Anne Marie’s bigger role, coupled with the fact that they weren’t my songs and the fact we had become a band (with Steve Smith helping us out live for the first half of ‘86) made this more of a collective record than River. Etch had programmed the drums this time round and both he and Steve were more musical than I was. They could quite happily listen to a record and work out how it went because that was how they’d started playing, I had more or less played my first note on guitar when the Sisters made the Damage Done. The drums are far more like actual drumming than the first single with Etch putting in flams and stuff to get as close as he could to what was happening on the original records, (this might have been part of the reason we started to consider getting a real drummer soon after). Likewise Steve was keen to include more faithful renderings of the Suzi Quatro riffs – I just wanted the energy of the tracks and the broad strokes of the tunes same as the Sisters’ approach to covering things like Jolene and Sister Ray.
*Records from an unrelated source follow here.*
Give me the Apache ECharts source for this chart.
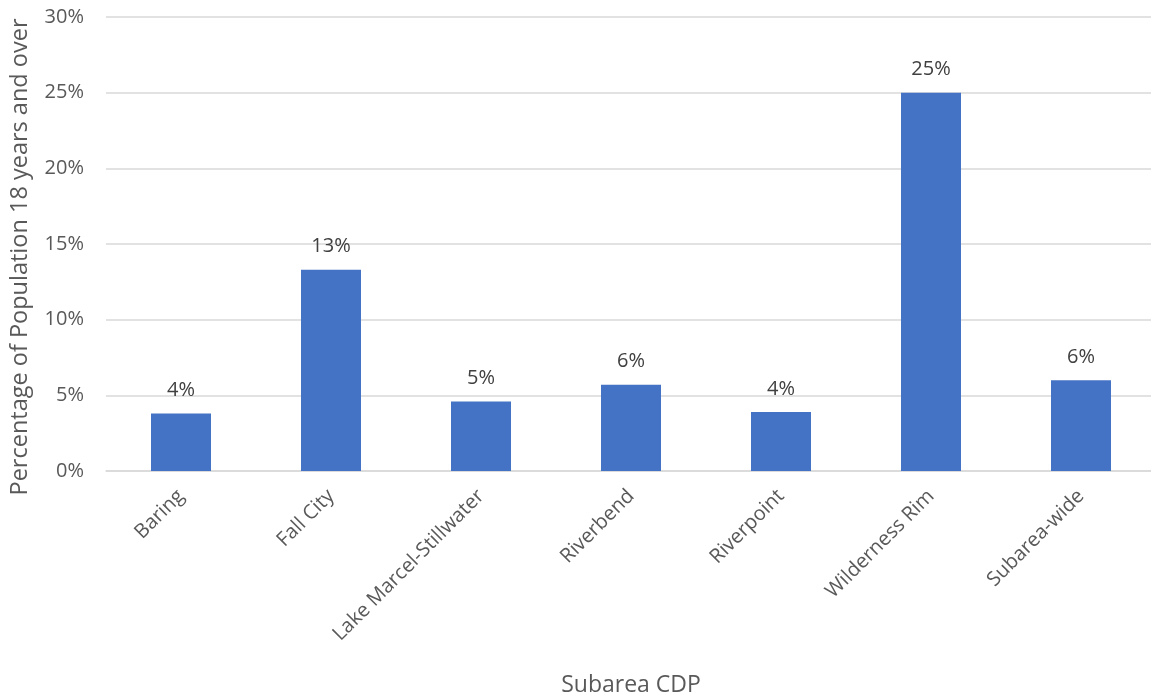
<!DOCTYPE html>
<html>
<head>
<meta charset="utf-8">
<script src="https://cdn.jsdelivr.net/npm/echarts@6/dist/echarts.min.js"></script>
<style>
  html, body { margin: 0; padding: 0; background: #fff; }
  #chart { width: 1151px; height: 700px; }
</style>
</head>
<body>
<div id="chart"></div>
<script>
// data
const categories = ['Baring', 'Fall City', 'Lake Marcel-Stillwater', 'Riverbend', 'Riverpoint', 'Wilderness Rim', 'Subarea-wide']
const shares = [3.8, 13.3, 4.6, 5.7, 3.9, 25.0, 6.0]

const font = '"Open Sans", sans-serif'
const chart = echarts.init(document.getElementById('chart'))

chart.setOption({
  animation: false,
  grid: { left: 106, right: -5, top: 17, bottom: 229, outerBoundsMode: 'none' },
  xAxis: {
    type: 'category',
    data: categories,
    name: 'Subarea CDP',
    nameLocation: 'middle',
    nameGap: 203,
    nameTextStyle: { color: '#595959', fontSize: 23, fontFamily: font },
    axisLine: { lineStyle: { color: '#d9d9d9', width: 1.5 } },
    axisTick: { show: false },
    axisLabel: { rotate: 45, color: '#595959', fontSize: 20, fontFamily: font, interval: 0, margin: 22 }
  },
  yAxis: {
    type: 'value',
    min: 0,
    max: 30,
    interval: 5,
    name: 'Percentage of Population 18 years and over',
    nameLocation: 'middle',
    nameGap: 74,
    nameTextStyle: { color: '#595959', fontSize: 23.5, fontFamily: font, padding: [0, 26, 0, 0] },
    axisLine: { show: false },
    axisTick: { show: false },
    axisLabel: { formatter: '{value}%', color: '#595959', fontSize: 20, fontFamily: font, margin: 22 },
    splitLine: { lineStyle: { color: '#d9d9d9', width: 1.5 } }
  },
  series: [
    {
      type: 'bar',
      data: shares,
      barWidth: '40%',
      itemStyle: { color: '#4472c4' },
      label: {
        show: true,
        position: 'top',
        distance: 13,
        color: '#404040',
        fontSize: 20,
        fontFamily: font,
        formatter: p => Math.round(p.value) + '%'
      }
    }
  ]
})
</script>
</body>
</html>
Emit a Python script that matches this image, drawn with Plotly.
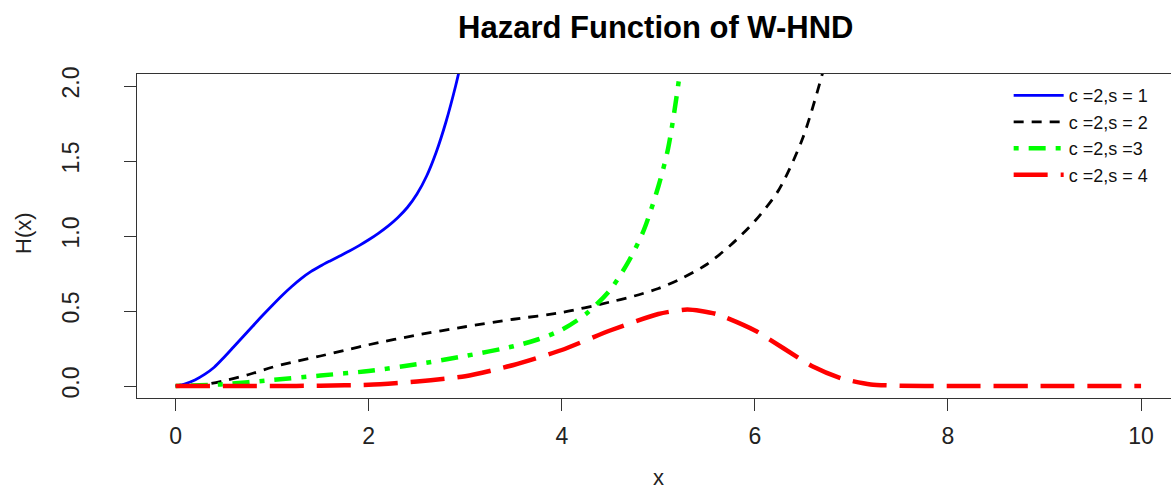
import plotly.graph_objects as go

# ---- data ----
x_s1 = [0, 0.1, 0.2, 0.3, 0.4, 0.5, 0.6, 0.7, 0.8, 0.9, 1.0, 1.1, 1.2, 1.3, 1.4, 1.5, 1.6,
        1.7, 1.8, 1.9, 2.0, 2.1, 2.2, 2.3, 2.4, 2.5, 2.6, 2.7, 2.8, 2.9, 3.0]
h_s1 = [0, 0.015, 0.04, 0.077, 0.125, 0.19, 0.26, 0.33, 0.40, 0.47, 0.537, 0.602, 0.662,
        0.716, 0.762, 0.80, 0.834, 0.867, 0.90, 0.936, 0.975, 1.018, 1.066, 1.122, 1.19,
        1.28, 1.40, 1.56, 1.76, 2.0, 2.28]

x_s2 = [0, 0.25, 0.5, 0.75, 1.0, 1.25, 1.5, 1.75, 2.0, 2.5, 3.0, 3.5, 4.0, 4.5, 4.75, 5.0,
        5.25, 5.5, 5.75, 6.0, 6.25, 6.5, 6.75]
h_s2 = [0, 0.005, 0.035, 0.075, 0.125, 0.165, 0.20, 0.238, 0.275, 0.34, 0.395, 0.445,
        0.49, 0.56, 0.60, 0.65, 0.72, 0.81, 0.94, 1.10, 1.31, 1.66, 2.2]

x_s3 = [0, 0.5, 1.0, 1.5, 2.0, 2.5, 3.0, 3.5, 3.75, 4.0, 4.25, 4.5, 4.7, 4.85, 5.0, 5.1,
        5.2, 5.3]
h_s3 = [0, 0.012, 0.04, 0.07, 0.10, 0.145, 0.20, 0.265, 0.31, 0.375, 0.48, 0.64, 0.84,
        1.04, 1.33, 1.58, 1.98, 2.5]

x_s4 = [0, 0.5, 1.0, 1.5, 2.0, 2.5, 3.0, 3.5, 4.0, 4.5, 5.0, 5.3, 5.6, 6.0, 6.3, 6.6,
        6.9, 7.2, 7.5, 8.0, 9.0, 10.0]
h_s4 = [0, 0, 0, 0.002, 0.008, 0.03, 0.065, 0.14, 0.24, 0.37, 0.48, 0.51, 0.48, 0.37,
        0.25, 0.13, 0.05, 0.01, 0.002, 0, 0, 0]

labels = ["c =2,s = 1", "c =2,s = 2", "c =2,s =3", "c =2,s = 4"]
x_ticks = [0, 2, 4, 6, 8, 10]
y_ticks = [0.0, 0.5, 1.0, 1.5, 2.0]
y_ticktext = ["0.0", "0.5", "1.0", "1.5", "2.0"]

FONT = "Liberation Sans, Arial, sans-serif"

fig = go.Figure()
fig.add_trace(go.Scatter(x=x_s1, y=h_s1, mode="lines", name=labels[0],
                         line=dict(color="#0000ff", width=2.8, shape="spline", smoothing=0.8)))
fig.add_trace(go.Scatter(x=x_s2, y=h_s2, mode="lines", name=labels[1],
                         line=dict(color="#000000", width=2.8, dash="10px,8px",
                                   shape="spline", smoothing=0.8)))
fig.add_trace(go.Scatter(x=x_s3, y=h_s3, mode="lines", name=labels[2],
                         line=dict(color="#00ff00", width=4.5, dash="5px,10px,17px,10px",
                                   shape="spline", smoothing=0.8)))
fig.add_trace(go.Scatter(x=x_s4, y=h_s4, mode="lines", name=labels[3],
                         line=dict(color="#ff0000", width=4.5, dash="34px,13px",
                                   shape="spline", smoothing=0.6)))

axis_common = dict(showgrid=False, zeroline=False, showline=True, linecolor="#333333",
                   linewidth=1, ticks="outside", ticklen=12, tickwidth=1,
                   tickcolor="#333333",
                   tickfont=dict(family=FONT, size=23, color="#222222"))

fig.update_layout(
    width=1171, height=491,
    margin=dict(l=137, r=0, t=74, b=93),
    paper_bgcolor="white", plot_bgcolor="white",
    title=dict(text="<b>Hazard Function of W-HND</b>", x=0.56, xanchor="center",
               y=1 - 27 / 491, yanchor="middle",
               font=dict(family=FONT, size=31, color="#000000")),
    xaxis=dict(range=[-0.4, 10.31], tickvals=x_ticks, mirror=True,
               ticklabelstandoff=5, **axis_common),
    yaxis=dict(range=[-0.08, 2.08], tickvals=y_ticks, ticktext=y_ticktext,
               tickangle=-90, ticklabelstandoff=36, **axis_common),
    showlegend=True,
    legend=dict(x=0.843, y=0.99, xanchor="left", yanchor="top",
                bgcolor="rgba(0,0,0,0)", borderwidth=0,
                font=dict(family=FONT, size=18, color="#111111"),
                tracegroupgap=0, itemwidth=50),
    annotations=[
        dict(text="x", xref="paper", yref="paper", x=(658 - 137) / 1034,
             y=-(477 - 398) / 324, xanchor="center", yanchor="middle", showarrow=False,
             font=dict(family=FONT, size=22, color="#222222")),
        dict(text="H(x)", xref="paper", yref="paper", x=-(137 - 23) / 1034,
             y=(398 - 233) / 324, xanchor="center", yanchor="middle", showarrow=False,
             textangle=-90, font=dict(family=FONT, size=22, color="#222222")),
    ],
)

fig.write_html("out.html")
It didn’t much matter to me who had played what in 1973.
It was really as a second vocalist that Steve was invaluable on this record. He had a much more rounded voice than me (I’d sung the outro backing vocals on River of No Return) and it helped warm up the sound of Anne Marie’s when she was singing at her top end.
We already knew Steve had decided to leave the band to concentrate on his own project Riprize before we had finished recording the tunes – it had always been sort of understood that he was just doing us a favour and that his own band took priority. The Heart Full Of Soul recordings and a Janice Long BBC session show a little of what he brought to the group.
We recorded the songs over two or three days in mid May at Woodlands in Castleford – the experience with the sound quality of River had forced us to upgrade to a more established studio. The surroundings were more like a normal mid priced studio and the record reflects that – it’s less adventurous but more consistent than its predecessor.
It must have been a slightly weird time because we had a bunch of gigs with Steve (including his emotional farewell in Wolverhampton) in between random days in the studio and we had also auditioned new guitarists and taken on Steely who was frantically learning the tunes to play his first gig on the 27th May.
The record stood up well on its release and sounded surprisingly fresh (if completely lacking in bottom end) when I heard it played recently at Chris Pugh’s 40th birthday.
I think apart from the legal issues the single’s other job was to point the way forward to the songs like Grip Of Love and Born To Be Your Slave which were less po-faced than the first batch of songs – more traditional rock at times but above all more fun.
The cover art broke with the established pattern on the front with a shot of Anne Marie photographed backstage before the London gig supporting New Model Army in February of ’86 by Jane Simon. It was a good photograph and given that she was more central to the success of the record I thought it was appropriate. We threw the logo on the front as well so that there was something for Anne Marie to be staring up at. It was clear that my drawing looked pretty ropey when it was enlarged – the more observant among you will notice it was re-vamped for the next release. You will probably also know that the 12” is available in two slightly different sleeves. The first pressing had to go out with a number of errors on the sleeve – no spine, the logo too near the top, the photo background visible, the name too small, the border lines stopping short of the edge… Nothing to lose sleep over but the second pressing was more like the sleeve was intended (although by that point we had all gone off the photo idea and wished we had followed the River format more closely).